Nevertheless, the New York Times reported that since August 9, more than 100 new accounts and pages, either claiming to belong to the Taliban or supporting their mission, have been created on Facebook and Twitter. Social media platforms may face the reality of playing a whack-a-mole game against the Taliban. Some platforms have been taking actions to protect users in Afghanistan. However, it is unclear how long these companies can maintain such operational process changes sustainably and in a way that keeps people safe and does not create sociopolitical disruption in the long run.
History has shown that propaganda and information control is part of the playbook of authoritarian and totalitarian rulers. It should not come as a surprise when, amid a political crisis, the official spokesman for the Taliban, Zabihullah Mujahid, took time to apply the same tactics used by many leaders in power to accuse Facebook of censorship. Mujahid’s discourse has been previously echoed by many authoritarian and totalitarian figures around the world. These regimes use social media as the battlefield for their own political interests, resulting in real-world violence.

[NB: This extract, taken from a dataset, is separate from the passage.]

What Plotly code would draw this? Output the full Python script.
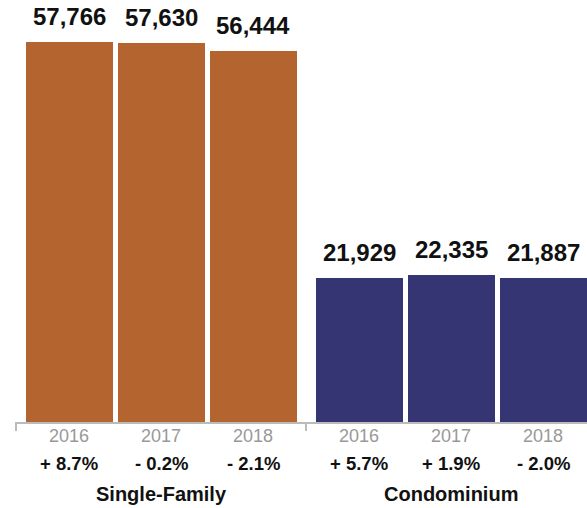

The U.S. technology industry is particularly in the spotlight in this regard due to its overarching power at a global level. Therefore, the questions about the Taliban’s social media presence should be broader in scope and focus on the general impact of the technology platforms on foreign affairs. Ultimately, users outside the boundaries of wealthy Western nations are the ones suffering from the actions taken by U.S. platforms.
In this sense, Marietje Schaake, international policy director at Stanford University, called for a global democratic alliance that removes the privatized power of the technology companies. This alliance, Schaake envisions, would be empowered “to set norms, rules, and guidelines for technology companies and to agree on protocols for cross-border digital activities.” Extrapolating from Schaake’s views it is time to restrict the power of the technology industry in foreign matters – regardless of regime type – and call for an independent international coalition led by civil society and netizens who can directly decide what happens across the technology platforms and within the boundaries of their nations.
If the technology industry wants to be seen as morally responsible actors in the four corners of the world, it is time to reconsider the current decision-making model.